The Canadian provocateur jabs at a version of feminism that hasn’t been prevalent for decades

The Misandrists
Cartilage Films

Tell me if you’ve heard these before. How does a radical feminist end each prayer? A-wo-men. What does a radical feminist need to put together her Ikea furniture? A wo-manual. What’s the most humorless country on Earth? Ger(wo)many.

Such is the level of wit on display in “The Misandrists,” Bruce LaBruce’s new cutting-edge satire about how the most extreme elements of Second Wave Feminism — i.e., the version prevalent half a century ago — were, like, totally cray-zay.

If nothing else, the New Queer Cinema icon’s tenth feature is a reminder that transgression need clear the lowest of bars to be glorified as such. “The Misandrists” is much more interesting than to read about than it is to see: A group of lesbian separatists hatch a scheme to persuade the world of the value of gender equality via politically correct porn, but the group’s coherence is threatened by the presence of an injured man who’s smuggled into the isolated, militantly (read: cartoonishly) feminist stronghold-cum-school where a new generation of violent ideologues are being trained.

Set in Germany in 1999, this riff on Don Siegel’s “The Beguiled” includes storylines about compulsory lesbianism, SAT-vocabulary-heavy treatises on academic feminism, a debate about the role of trans women in women-only spaces, (mostly unrelated) threats of castration, snippets of gay male pornography (a LaBruce obsession), and several nubile actresses in sexy Catholic-schoolgirl uniforms, their skin-tight miniskirts so meager you can catch more than a glimpse of underwear.

Why is the next generation of anti-men revolutionaries dressed for the male gaze? If you’re the kind of viewer who expects basic coherence from a movie, “The Misandrists” is probably not for you.

LaBruce’s technique here — and for some of the auteur’s admirers, its probable selling point — is to constantly throw provocations at the audience in the hopes that one of the taboos that he breaks will elicit a reaction.

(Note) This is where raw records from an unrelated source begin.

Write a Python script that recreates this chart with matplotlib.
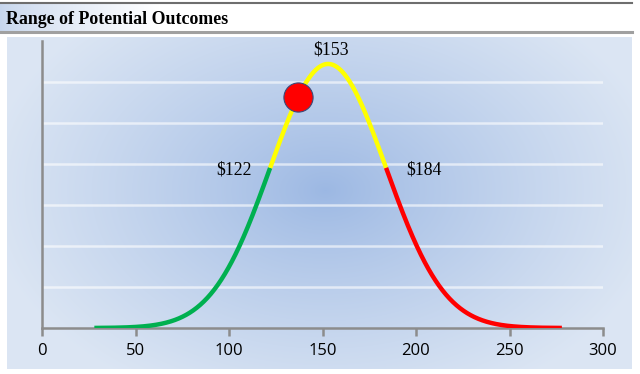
import numpy as np
import matplotlib
matplotlib.use("Agg")
import matplotlib.pyplot as plt

# ---- data ----
mean_value = 153          # labelled peak
sd_value = 31             # 122 and 184 are ±1 sd
peak_height = 6.44        # curve top in grid units
curve_start, curve_end = 28, 278
low_label, mid_label, high_label = "$122", "$153", "$184"
low_cut, high_cut = 122, 184
dot_x = 137
xticks = [0, 50, 100, 150, 200, 250, 300]
title = "Range of Potential Outcomes"

W, H = 640, 374
fig = plt.figure(figsize=(W / 100, H / 100), dpi=100)
fig.patch.set_facecolor("white")

def fx(px):
    return px / W

def fy(py):
    return 1 - py / H

# title band gradient
band = fig.add_axes([0, fy(31), fx(632), fy(3) - fy(31)])
band.axis("off")
g = np.linspace(0, 1, 400)
c0 = np.array([0.78, 0.84, 0.93])
c1 = np.array([1.0, 1.0, 1.0])
t = np.clip(g / 0.25, 0, 1) ** 0.8
img = (c0[None, :] * (1 - t[:, None]) + c1[None, :] * t[:, None])[None, :, :]
band.imshow(img, aspect="auto", extent=[0, 1, 0, 1])
band.set_xlim(0, 1); band.set_ylim(0, 1)
fig.lines.append(plt.Line2D([0, fx(632)], [fy(3), fy(3)], color="#6e6e6e", lw=1.5, transform=fig.transFigure))
fig.lines.append(plt.Line2D([0, fx(632)], [fy(31.5), fy(31.5)], color="#a0a0a0", lw=2.2, transform=fig.transFigure))
fig.text(fx(6), fy(23.5), title, fontsize=12.9, fontweight="bold", family="Liberation Serif",
         ha="left", va="baseline", color="black")

# panel background radial gradient
pl, pr, pt, pb = 7, 632, 37, 369
bg = fig.add_axes([fx(pl), fy(pb), fx(pr) - fx(pl), fy(pt) - fy(pb)])
bg.axis("off")
xs = np.arange(pl, pr)
ys = np.arange(pt, pb)
X, Y = np.meshgrid(xs, ys)
cx, cy, rx, ry = 325, 190, 340, 230
r = np.sqrt(((X - cx) / rx) ** 2 + ((Y - cy) / ry) ** 2)
r = np.clip(r, 0, 1) ** 0.85
center = np.array([0.61, 0.72, 0.89])
edge = np.array([0.86, 0.90, 0.955])
im = center[None, None, :] * (1 - r[..., None]) + edge[None, None, :] * r[..., None]
bg.imshow(im, aspect="auto", extent=[0, 1, 0, 1], interpolation="bilinear")
bg.set_xlim(0, 1); bg.set_ylim(0, 1)

# main axes
ax = fig.add_axes([fx(42), fy(328), fx(603) - fx(42), fy(41) - fy(328)])
ax.patch.set_alpha(0)
ax.set_xlim(0, 300)
ax.set_ylim(0, 7)
for yv in range(1, 7):
    ax.axhline(yv, color="white", lw=1.8, alpha=0.6, zorder=1)

def curve(x):
    return peak_height * np.exp(-0.5 * ((x - mean_value) / sd_value) ** 2)

segs = [(curve_start, low_cut, "#00b050"), (low_cut, high_cut, "#ffff00"), (high_cut, curve_end, "#ff0000")]
for a, b, col in segs:
    xx = np.linspace(a, b, 300)
    ax.plot(xx, curve(xx), color=col, lw=3.2, solid_capstyle="butt", zorder=3)

ax.plot([dot_x], [curve(dot_x)], "o", ms=21, mfc="#ff0000", mec="#3a4a7a", mew=0.8, zorder=5)

ax.text(mean_value + 1.5, 6.58, mid_label, fontsize=12.8, family="Liberation Serif", ha="center", va="bottom")
ax.text(low_cut - 19.5, 3.85, low_label, fontsize=12.8, family="Liberation Serif", ha="center", va="center")
ax.text(high_cut + 20, 3.85, high_label, fontsize=12.8, family="Liberation Serif", ha="center", va="center")

for s in ["top", "right"]:
    ax.spines[s].set_visible(False)
for s in ["left", "bottom"]:
    ax.spines[s].set_color("#8c8c8c")
    ax.spines[s].set_linewidth(1.8)
ax.set_yticks([])
ax.set_xticks(xticks)
ax.set_xticklabels([str(v) for v in xticks], fontsize=12, family="Open Sans")
ax.tick_params(axis="x", direction="out", length=6, width=1.8, color="#8c8c8c", pad=5, labelcolor="black")

fig.savefig("out.png", dpi=100)
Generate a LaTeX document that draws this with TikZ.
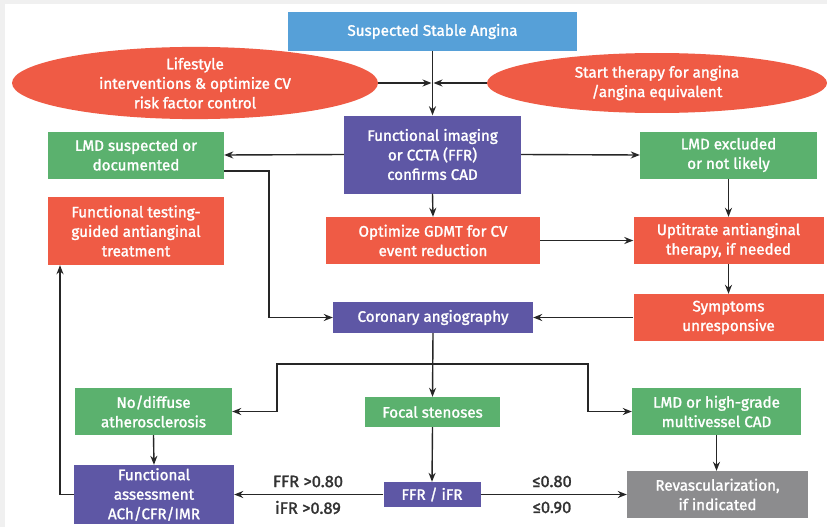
\documentclass[tikz,border=0pt]{standalone}
\usepackage{fontspec}
\setmainfont{Fira Sans}[FakeBold=1.6]
\usetikzlibrary{arrows.meta,shapes.geometric}
\definecolor{cblue}{HTML}{56A0D8}
\definecolor{cred}{HTML}{EF5B45}
\definecolor{cgreen}{HTML}{5BB16E}
\definecolor{cpurple}{HTML}{5E57A5}
\definecolor{cgrey}{HTML}{8C8C8E}
\definecolor{ctext}{HTML}{333333}
\tikzset{
  box/.style={rectangle, inner sep=2pt, align=center, text=white,
    font=\fontsize{15.2}{19.5}\selectfont},
  ell/.style={ellipse, inner sep=0pt, align=center, text=white, fill=cred,
    font=\fontsize{15.2}{19.5}\selectfont},
  lbl/.style={text=ctext, font=\fontsize{16.5}{19.5}\selectfont},
  arr/.style={draw=black!85, line width=1.4pt, -{Stealth[length=9pt,width=7pt]}},
  ln/.style={draw=black!85, line width=1.4pt}
}
\begin{document}
\begin{tikzpicture}[x=1pt,y=-1pt]
\useasboundingbox (0,0) rectangle (827,527);
\fill[white] (0,0) rectangle (827,527);
\fill[black!6] (0,0) rectangle (827,4);
\fill[black!6] (0,0) rectangle (5,527);
% nodes
\node[box, fill=cblue, minimum width=289pt, minimum height=39pt] (top) at (432.5,31.5) {Suspected Stable Angina};
\node[ell, minimum width=366pt, minimum height=60pt] (ell1) at (195,83) {Lifestyle\\interventions \& optimize CV\\risk factor control};
\node[ell, minimum width=340pt, minimum height=60pt] (ell2) at (657,83) {Start therapy for angina\\/angina equivalent};
\node[box, fill=cpurple, minimum width=177pt, minimum height=78pt] (img) at (432.5,154.5) {Functional imaging\\or CCTA (FFR)\\confirms CAD};
\node[box, fill=cgreen, minimum width=176pt, minimum height=47pt] (lmds) at (136,155) {LMD suspected or\\documented};
\node[box, fill=cgreen, minimum width=177pt, minimum height=47pt] (lmdx) at (728.5,155) {LMD excluded\\or not likely};
\node[box, fill=cred, minimum width=176pt, minimum height=68pt] (ftest) at (136,231) {Functional testing-\\guided antianginal\\treatment};
\node[box, fill=cred, minimum width=214pt, minimum height=47pt] (gdmt) at (433,240.5) {Optimize GDMT for CV\\event reduction};
\node[box, fill=cred, minimum width=190pt, minimum height=47pt] (upt) at (728.5,240.5) {Uptitrate antianginal\\therapy, if needed};
\node[box, fill=cred, minimum width=190pt, minimum height=47pt] (symp) at (728.5,317.5) {Symptoms\\unresponsive};
\node[box, fill=cpurple, minimum width=200pt, minimum height=31pt] (angio) at (433,317.5) {Coronary angiography};
\node[box, fill=cgreen, minimum width=157pt, minimum height=47pt] (nodiff) at (153.5,411.5) {No/diffuse\\atherosclerosis};
\node[box, fill=cgreen, minimum width=135pt, minimum height=30pt] (focal) at (432.5,412) {Focal stenoses};
\node[box, fill=cgreen, minimum width=169pt, minimum height=47pt] (lmdh) at (716.5,411.5) {LMD or high-grade\\multivessel CAD};
\node[box, fill=cpurple, minimum width=97pt, minimum height=25pt] (ffr) at (432,494.5) {FFR / iFR};
\node[box, fill=cpurple, minimum width=160pt, minimum height=59pt] (fass) at (154,494.5) {Functional\\assessment\\ACh/CFR/IMR};
\node[box, fill=cgrey, minimum width=181pt, minimum height=47pt] (revasc) at (717.5,494.5) {Revascularization,\\if indicated};
% labels
\node[lbl] (l1) at (308,481.5) {FFR >0.80};
\node[lbl] (l2) at (308,507.5) {iFR >0.89};
\node[lbl] (l3) at (552,481.5) {≤0.80};
\node[lbl] (l4) at (552,507.5) {≤0.90};
% coordinates
\coordinate (j) at (432.5,83);
\coordinate (sp) at (432.5,364);
\coordinate (bl) at (277,364);
\coordinate (br) at (588,364);
\coordinate (lb) at (60,494.5);
\coordinate (lm) at (269,171);
% connectors
\draw[arr] (top.south) -- (img.north);
\draw[arr] (ell1.east) -- ([xshift=-1pt]j);
\draw[arr] (ell2.west) -- ([xshift=1pt]j);
\draw[arr] (img.west) -- (lmds.east);
\draw[arr] (img.east) -- (lmdx.west);
\draw[arr] ([yshift=-16pt]lmds.east) -- (lm) |- (angio.west);
\draw[arr] (img.south) -- (gdmt.north);
\draw[arr] (gdmt.east) -- (upt.west);
\draw[arr] (lmdx.south) -- (upt.north);
\draw[arr] (upt.south) -- (symp.north);
\draw[arr] (symp.west) -- (angio.east);
\draw[arr] (angio.south) -- (focal.north);
\draw[arr] (sp) -- (bl) |- (nodiff.east);
\draw[arr] (sp) -- (br) |- (lmdh.west);
\draw[arr] (focal.south) -- (ffr.north);
\draw[arr] (nodiff.south) -- (fass.north);
\draw[arr] (ffr.west) -- (fass.east);
\draw[arr] (ffr.east) -- (revasc.west);
\draw[arr] (lmdh.south) -- (lmdh.south |- revasc.north);
\draw[arr] (fass.west) -- (lb) -- (lb |- ftest.south);
\end{tikzpicture}
\end{document}
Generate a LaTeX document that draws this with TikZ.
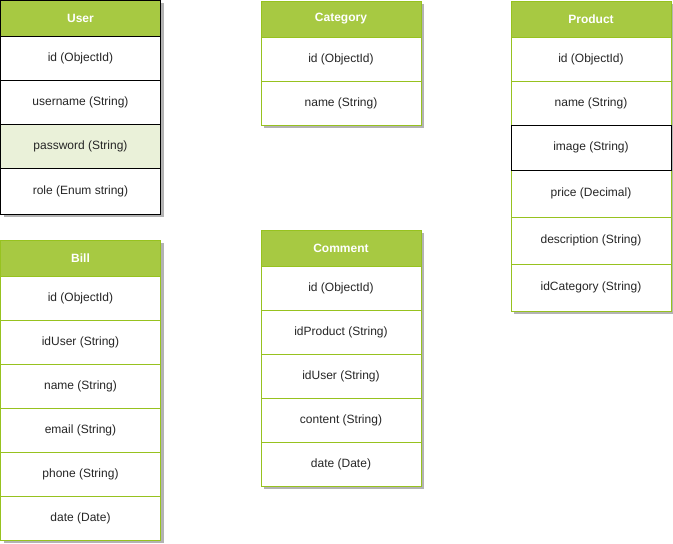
\documentclass[tikz,border=0pt]{standalone}
\usepackage{fontspec}
\setmainfont{Liberation Sans}
\definecolor{hdrfill}{HTML}{A7C942}
\definecolor{grnline}{HTML}{97C21F}
\definecolor{pwfill}{HTML}{EAF1D9}
\definecolor{shadowgray}{HTML}{B3B3B3}
\tikzset{
  cell/.style={draw=grnline, fill=white, line width=1pt, minimum width=160pt, inner sep=0pt, outer sep=0pt, anchor=north west, font=\fontsize{12}{14}\selectfont, text=black!85},
  hdr/.style={cell, fill=hdrfill, font=\fontsize{12}{14}\selectfont\bfseries, text=white},
  blk/.style={draw=black},
  shade/.style={fill=shadowgray, draw=none},
}
\begin{document}
\begin{tikzpicture}[x=1pt,y=-1pt]
\useasboundingbox (0,0) rectangle (673,544);
% shadows
\fill[shade] (3.5,3) rectangle (163.5,217);
\fill[shade] (264,4) rectangle (424,128);
\fill[shade] (514,4) rectangle (674,314);
\fill[shade] (3.5,243) rectangle (163.5,543);
\fill[shade] (264,233) rectangle (424,489);
% User
\node[hdr,blk,minimum height=36pt] (uh) at (0.5,0.5) {User};
\node[cell,blk,minimum height=44pt] (u1) at (0.5,36) {id (ObjectId)};
\node[cell,blk,minimum height=44pt] (u2) at (0.5,80) {username (String)};
\node[cell,blk,fill=pwfill,minimum height=44pt] (u3) at (0.5,124) {password (String)};
\node[cell,blk,minimum height=46pt] (u4) at (0.5,168) {role (Enum string)};
% Category
\node[hdr,minimum height=36pt] (ch) at (261,1) {Category};
\node[cell,minimum height=44pt] (c1) at (261,37) {id (ObjectId)};
\node[cell,minimum height=44pt] (c2) at (261,81) {name (String)};
% Product
\node[hdr,minimum height=36pt] (ph) at (511,1) {Product};
\node[cell,minimum height=44pt] (p1) at (511,37) {id (ObjectId)};
\node[cell,minimum height=44pt] (p2) at (511,81) {name (String)};
\node[cell,minimum height=47pt] (p4) at (511,170) {price (Decimal)};
\node[cell,minimum height=47pt] (p5) at (511,217) {description (String)};
\node[cell,minimum height=47pt] (p6) at (511,264) {idCategory (String)};
\node[cell,blk,minimum height=45pt] (p3) at (511,125) {image (String)};
% Bill
\node[hdr,minimum height=36pt] (bh) at (0.5,240) {Bill};
\node[cell,minimum height=44pt] (b1) at (0.5,276) {id (ObjectId)};
\node[cell,minimum height=44pt] (b2) at (0.5,320) {idUser (String)};
\node[cell,minimum height=44pt] (b3) at (0.5,364) {name (String)};
\node[cell,minimum height=44pt] (b4) at (0.5,408) {email (String)};
\node[cell,minimum height=44pt] (b5) at (0.5,452) {phone (String)};
\node[cell,minimum height=44pt] (b6) at (0.5,496) {date (Date)};
% Comment
\node[hdr,minimum height=36pt] (mh) at (261,230) {Comment};
\node[cell,minimum height=44pt] (m1) at (261,266) {id (ObjectId)};
\node[cell,minimum height=44pt] (m2) at (261,310) {idProduct (String)};
\node[cell,minimum height=44pt] (m3) at (261,354) {idUser (String)};
\node[cell,minimum height=44pt] (m4) at (261,398) {content (String)};
\node[cell,minimum height=44pt] (m5) at (261,442) {date (Date)};
\end{tikzpicture}
\end{document}
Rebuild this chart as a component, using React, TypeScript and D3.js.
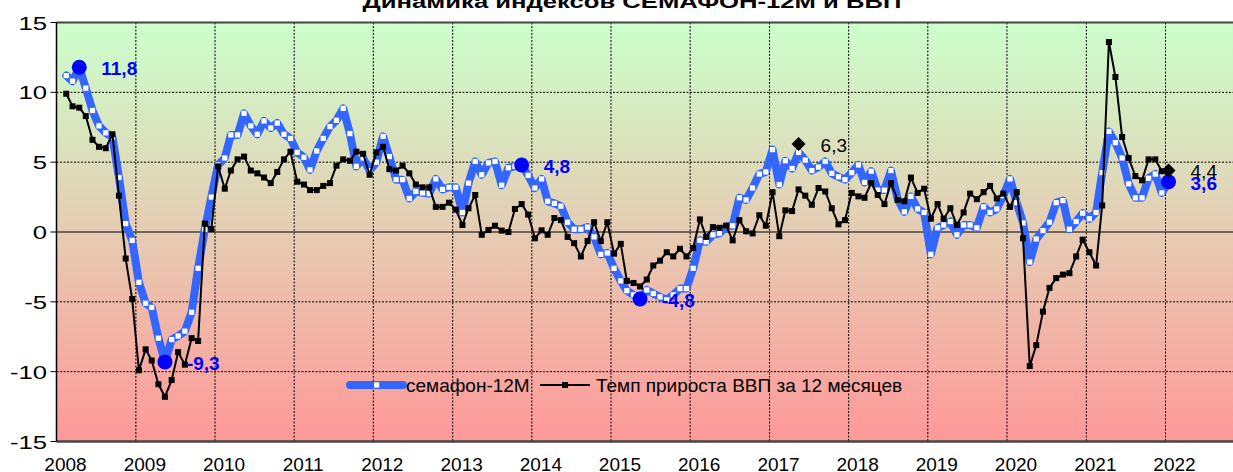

But the result feels haphazard, rendering the 85-minute running time a slog, and is stuffed with bad-on-purpose lines like, “Wake up and smell the estrogen.” Because goading is the film’s ultimate goal, there’s not enough attention paid to basic storytelling elements, like the barely-there characterization and the across-the-board atrocious acting.

And in too many scenes, it’s simply unclear what the writer-director’s intention is. Are we supposed to take the Female Liberation Army’s mission to make the world a better place, for example, as mere foolhardiness? Creative idealism? A surprisingly effective tactic? In lieu of the productive ambivalence LaBruce may be going for, all I’ve got is my hands up in the air.

But the film’s greatest disappointment is how empty and irrelevant its lampooning feels. Despite renewed attacks from the right, particularly since 2016, feminism has become a driving force in pop culture — and thus ripe for a comic reckoning. Shows like “Girls,” “Broad City,” “Crazy Ex-Girlfriend,” and “Inside Amy Schumer,” as well as sites like Reductress, have captured the zeitgeist by engaging with the feminism of today, not the cobwebbed version of the “Mad Men” years that has few adherents or influence in the 21st century.

An eleventh-hour burst of hard-to-watch violence does get closer to true impropriety, but with so little investment stored up in the characters, it registers as a hollow shock. In the end, the only transgression “The Misandrists” really commits is self-satisfied solipsism.